Rohingya merupakan sebuah etnis
minoritas yang tinggal di wilayah Myanmar bagian Barat laut, tepatnya di
provinsi Rakhine (dulu namanya Arakan). Kaum muslim di wilayah Rakhine ini
sering disebut Rohingya untuk membedakan dengan etnis Rakhine yang non Islam yang
juga tinggal di situ. Saat ini Etnis muslim Rohingya tidak diakui sebagai warga
negara Myanmar dan keberadaan mereka di Rakhine dianggap sebagai pendatang.
Padahal muslim Rohingya sudah sejak lama menempati wilayah Rakhine.
Sejarah
mencatat, muslim Rohingya telah tinggal di daerah ini sejak abad ke 8 Masehi.
Lebih dulu dari pemukim Rakhine non muslim.

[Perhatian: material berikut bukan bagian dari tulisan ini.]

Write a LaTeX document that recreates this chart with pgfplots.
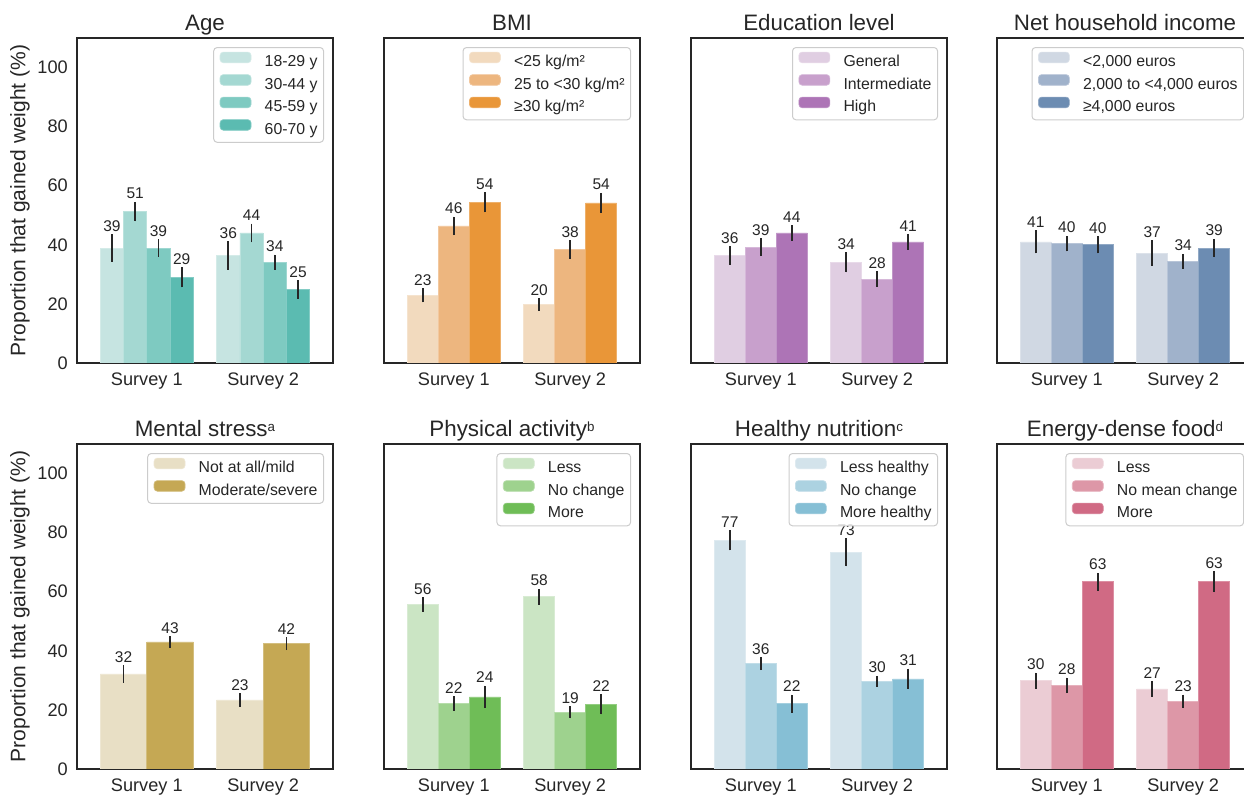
\documentclass[border=0pt]{standalone}
\usepackage{pgfplots}
\pgfplotsset{compat=1.18}
\usepackage{fontspec}
\setmainfont{Liberation Sans}
\newcommand\tickfont{\fontsize{10.9}{13}\selectfont}
\newcommand\titlefont{\fontsize{13.4}{16}\selectfont}
\newcommand\labfont{\fontsize{12.6}{15}\selectfont}
\newcommand\legfont{\fontsize{9.5}{11.4}\selectfont}
\newcommand\valfont{\fontsize{9.3}{11}\selectfont}
\newcommand\sups[1]{\raisebox{3pt}{\fontsize{8}{8}\selectfont #1}}
\definecolor{a1}{HTML}{C6E4E1}
\definecolor{a2}{HTML}{A4D8D2}
\definecolor{a3}{HTML}{7ECAC1}
\definecolor{a4}{HTML}{5BBBB1}
\definecolor{b1}{HTML}{F2DABE}
\definecolor{b2}{HTML}{EDB67F}
\definecolor{b3}{HTML}{E99638}
\definecolor{e1}{HTML}{E0CEE2}
\definecolor{e2}{HTML}{C8A0CC}
\definecolor{e3}{HTML}{AD74B6}
\definecolor{i1}{HTML}{D0D8E3}
\definecolor{i2}{HTML}{A0B2CB}
\definecolor{i3}{HTML}{6C8CB2}
\definecolor{m1}{HTML}{E8DFC5}
\definecolor{m2}{HTML}{C5A854}
\definecolor{p1}{HTML}{CBE5C4}
\definecolor{p2}{HTML}{9ED28E}
\definecolor{p3}{HTML}{6FBD57}
\definecolor{n1}{HTML}{D3E3EB}
\definecolor{n2}{HTML}{ACD2E1}
\definecolor{n3}{HTML}{86BFD5}
\definecolor{f1}{HTML}{EBCCD4}
\definecolor{f2}{HTML}{DD97A7}
\definecolor{f3}{HTML}{D06A84}
\pgfplotsset{
  panel/.style={scale only axis, width=153.6pt, height=195pt,
    xmin=-0.6, xmax=1.6, ymin=0, ymax=110,
    xtick={0,1}, xticklabels={Survey 1,Survey 2},
    ytick=\empty, major tick length=0pt,
    axis line style={black!85, line width=0.8pt},
    tick label style={font=\tickfont, text=black!85},
    xticklabel style={anchor=base, yshift=-13.8pt},
    yticklabel style={xshift=-2pt},
    /pgf/number format/assume math mode=true,
    every axis title/.style={at={(0.5,1)}, anchor=base, yshift=4.4pt, font=\titlefont, text=black!85, inner sep=0pt},
    legend style={at={(0.965,0.972)}, anchor=north east, draw=black!20, line width=0.6pt,
      rounded corners=2pt, fill=white, fill opacity=0.8, text opacity=1, draw opacity=1,
      font=\legfont, text=black!85,
      inner xsep=3.6pt, inner ysep=2.5pt, row sep=2.2pt, column sep=8pt,
      nodes={inner sep=0pt, text height=7.2pt, text depth=2.2pt}},
    legend cell align=left},
  leftpanel/.style={ytick={0,20,...,100},
    ylabel={Proportion that gained weight (\%)},
    every axis y label/.style={at={(axis description cs:-0.223,0.5)}, rotate=90, anchor=center, font=\labfont, text=black!85}},
  mybar/.style={ybar, bar shift=0pt, draw=#1!75!white, line width=0.4pt, fill=#1,
    /pgfplots/error bars/y dir=both, /pgfplots/error bars/y explicit,
    /pgfplots/error bars/error bar style={black!85, line width=1.1pt},
    /pgfplots/error bars/error mark=none,
    legend image code/.code={\path[##1, fill opacity=1] (0pt,0pt) rectangle (18.6pt,6.4pt);}},
  vals/.style={draw=none, mark=none, forget plot, nodes near coords, point meta=explicit symbolic,
    every node near coord/.append style={anchor=south, inner sep=1.5pt, font=\valfont, text=black!85}},
}
\begin{document}
\begin{tikzpicture}
% ---------------- Age
\begin{axis}[panel, leftpanel, at={(46.2pt,260.4pt)}, anchor=south west, title={Age}, bar width=0.2]
\addplot[mybar=a1] coordinates {(-0.3,38.9) +- (0,4.6) (0.7,36.4) +- (0,4.8)};
\addlegendentry{18-29 y}
\addplot[mybar=a2] coordinates {(-0.1,51.2) +- (0,3.3) (0.9,44.0) +- (0,3.2)};
\addlegendentry{30-44 y}
\addplot[mybar=a3] coordinates {(0.1,38.9) +- (0,2.9) (1.1,34.1) +- (0,2.6)};
\addlegendentry{45-59 y}
\addplot[mybar=a4] coordinates {(0.3,29.0) +- (0,3.4) (1.3,24.9) +- (0,3.1)};
\addlegendentry{60-70 y}
\addplot[vals] coordinates {(-0.3,43.5) [39] (0.7,41.2) [36] (-0.1,54.5) [51] (0.9,47.2) [44]
  (0.1,41.8) [39] (1.1,36.7) [34] (0.3,32.4) [29] (1.3,28.0) [25]};
\end{axis}
% ---------------- BMI
\begin{axis}[panel, at={(230.4pt,260.4pt)}, anchor=south west, title={BMI}, bar width=0.2667]
\addplot[mybar=b1] coordinates {(-0.2667,22.9) +- (0,2.4) (0.7333,19.8) +- (0,2.2)};
\addlegendentry{<25 kg/m²}
\addplot[mybar=b2] coordinates {(0,46.4) +- (0,3.1) (1,38.4) +- (0,3.1)};
\addlegendentry{25 to <30 kg/m²}
\addplot[mybar=b3] coordinates {(0.2667,54.4) +- (0,3.4) (1.2667,54.2) +- (0,3.4)};
\addlegendentry{≥30 kg/m²}
\addplot[vals] coordinates {(-0.2667,25.3) [23] (0.7333,22.0) [20] (0,49.5) [46] (1,41.5) [38]
  (0.2667,57.8) [54] (1.2667,57.6) [54]};
\end{axis}
% ---------------- Education
\begin{axis}[panel, at={(414.6pt,260.4pt)}, anchor=south west, title={Education level}, bar width=0.2667]
\addplot[mybar=e1] coordinates {(-0.2667,36.4) +- (0,3.2) (0.7333,34.1) +- (0,3.4)};
\addlegendentry{General}
\addplot[mybar=e2] coordinates {(0,39.2) +- (0,3.0) (1,28.4) +- (0,2.6)};
\addlegendentry{Intermediate}
\addplot[mybar=e3] coordinates {(0.2667,44.0) +- (0,2.7) (1.2667,41.0) +- (0,2.7)};
\addlegendentry{High}
\addplot[vals] coordinates {(-0.2667,39.6) [36] (0.7333,37.5) [34] (0,42.2) [39] (1,31.0) [28]
  (0.2667,46.7) [44] (1.2667,43.7) [41]};
\end{axis}
% ---------------- Income
\begin{axis}[panel, at={(598.2pt,260.4pt)}, anchor=south west, title={Net household income}, bar width=0.2667]
\addplot[mybar=i1] coordinates {(-0.2667,41.0) +- (0,3.9) (0.7333,37.2) +- (0,4.3)};
\addlegendentry{<2,000 euros}
\addplot[mybar=i2] coordinates {(0,40.4) +- (0,2.6) (1,34.4) +- (0,2.5)};
\addlegendentry{2,000 to <4,000 euros}
\addplot[mybar=i3] coordinates {(0.2667,40.0) +- (0,2.9) (1.2667,38.9) +- (0,3.1)};
\addlegendentry{≥4,000 euros}
\addplot[vals] coordinates {(-0.2667,44.9) [41] (0.7333,41.5) [37] (0,43.0) [40] (1,36.9) [34]
  (0.2667,42.9) [40] (1.2667,42.0) [39]};
\end{axis}
% ---------------- Mental stress
\begin{axis}[panel, leftpanel, at={(46.2pt,16.8pt)}, anchor=south west, title={Mental stress\sups{a}}, bar width=0.4]
\addplot[mybar=m1] coordinates {(-0.2,32.2) +- (0,3.0) (0.8,23.4) +- (0,2.3)};
\addlegendentry{Not at all/mild}
\addplot[mybar=m2] coordinates {(0.2,43.0) +- (0,2.0) (1.2,42.4) +- (0,2.2)};
\addlegendentry{Moderate/severe}
\addplot[vals] coordinates {(-0.2,35.2) [32] (0.8,25.7) [23] (0.2,45.0) [43] (1.2,44.6) [42]};
\end{axis}
% ---------------- Physical activity
\begin{axis}[panel, at={(230.4pt,16.8pt)}, anchor=south west, title={Physical activity\sups{b}}, bar width=0.2667]
\addplot[mybar=p1] coordinates {(-0.2667,55.7) +- (0,2.4) (0.7333,58.3) +- (0,2.7)};
\addlegendentry{Less}
\addplot[mybar=p2] coordinates {(0,22.2) +- (0,2.5) (1,19.2) +- (0,2.1)};
\addlegendentry{No change}
\addplot[mybar=p3] coordinates {(0.2667,24.4) +- (0,3.8) (1.2667,21.9) +- (0,3.4)};
\addlegendentry{More}
\addplot[vals] coordinates {(-0.2667,58.1) [56] (0.7333,61.0) [58] (0,24.7) [22] (1,21.3) [19]
  (0.2667,28.2) [24] (1.2667,25.3) [22]};
\end{axis}
% ---------------- Healthy nutrition
\begin{axis}[panel, at={(414.6pt,16.8pt)}, anchor=south west, title={Healthy nutrition\sups{c}}, bar width=0.2667]
\addplot[mybar=n1] coordinates {(-0.2667,77.4) +- (0,3.4) (0.7333,73.4) +- (0,4.8)};
\addlegendentry{Less healthy}
\addplot[mybar=n2] coordinates {(0,35.7) +- (0,2.2) (1,29.7) +- (0,1.8)};
\addlegendentry{No change}
\addplot[mybar=n3] coordinates {(0.2667,22.1) +- (0,3.1) (1.2667,30.5) +- (0,3.5)};
\addlegendentry{More healthy}
\addplot[vals] coordinates {(-0.2667,80.8) [77] (0.7333,78.0) [73] (0,37.9) [36] (1,31.5) [30]
  (0.2667,25.2) [22] (1.2667,34.0) [31]};
\end{axis}
% ---------------- Energy-dense food
\begin{axis}[panel, at={(598.2pt,16.8pt)}, anchor=south west, title={Energy-dense food\sups{d}}, bar width=0.2667]
\addplot[mybar=f1] coordinates {(-0.2667,29.9) +- (0,2.7) (0.7333,27.1) +- (0,2.7)};
\addlegendentry{Less}
\addplot[mybar=f2] coordinates {(0,28.3) +- (0,2.6) (1,22.9) +- (0,2.3)};
\addlegendentry{No mean change}
\addplot[mybar=f3] coordinates {(0.2667,63.4) +- (0,3.0) (1.2667,63.4) +- (0,3.5)};
\addlegendentry{More}
\addplot[vals] coordinates {(-0.2667,32.6) [30] (0.7333,29.8) [27] (0,30.9) [28] (1,25.2) [23]
  (0.2667,66.4) [63] (1.2667,66.9) [63]};
\end{axis}
\pgfresetboundingbox
\path[use as bounding box] (0pt,0pt) rectangle (746.4pt,478.2pt);
\end{tikzpicture}
\end{document}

Bahkan pada tahun 1430 hingga 1784
berdiri kerajaan Islam Arakan. Tahun 1784 kerajaan Burma (nama negara Myanmar
dahulu) menganeksasi Arakan dan Arakan berada dalam kekuasaan Raja Burma Bodaw
Paya hingga tahun 1824. Tahun 1824 Inggris menganeksasi Arakan dan Burma serta
menempatkan daerah pendudukan tersebut dalam administrasi British India. Pada
tahun 1937 British melepaskan Arakan dari British India dan tahun 1948 Arakan
menjadi bagian dari Negara Burma merdeka.
Meski
Myanmar (Burma) telah merdeka pada tahun 1948, namun warga Rohingya tak pernah
merasakan arti kemerdekaan. Mereka terus menerus mengalami kekerasan dan
tindakan diskriminasi. Pembantaian dalam skala besar terhadap warga Rohingya
terjadi berturut-turut pada tahun 1942, 1948, 1978, 1992 -1993 dan akhirnya
pada Juni 2012. Selain itu, keberadaan mereka tidak diakui sebagai salah satu
etnis yang eksis di Myanmar dari 136 etnis yang ada. Ada saat keberadaan mereka
diakui oleh Parlemen Myanmar, namun sudah berpuluh tahun lalu. Sejak UU
Kewarganegaraan Myanmar dilahirkan tahun 1982, Rohingya sama sekali dikeluarkan
sebagai salah satu etnis yang diakui pemerintah Myanmar. Akibatnya, merekapun
tidak diakui sebagai warga negara Myanmar.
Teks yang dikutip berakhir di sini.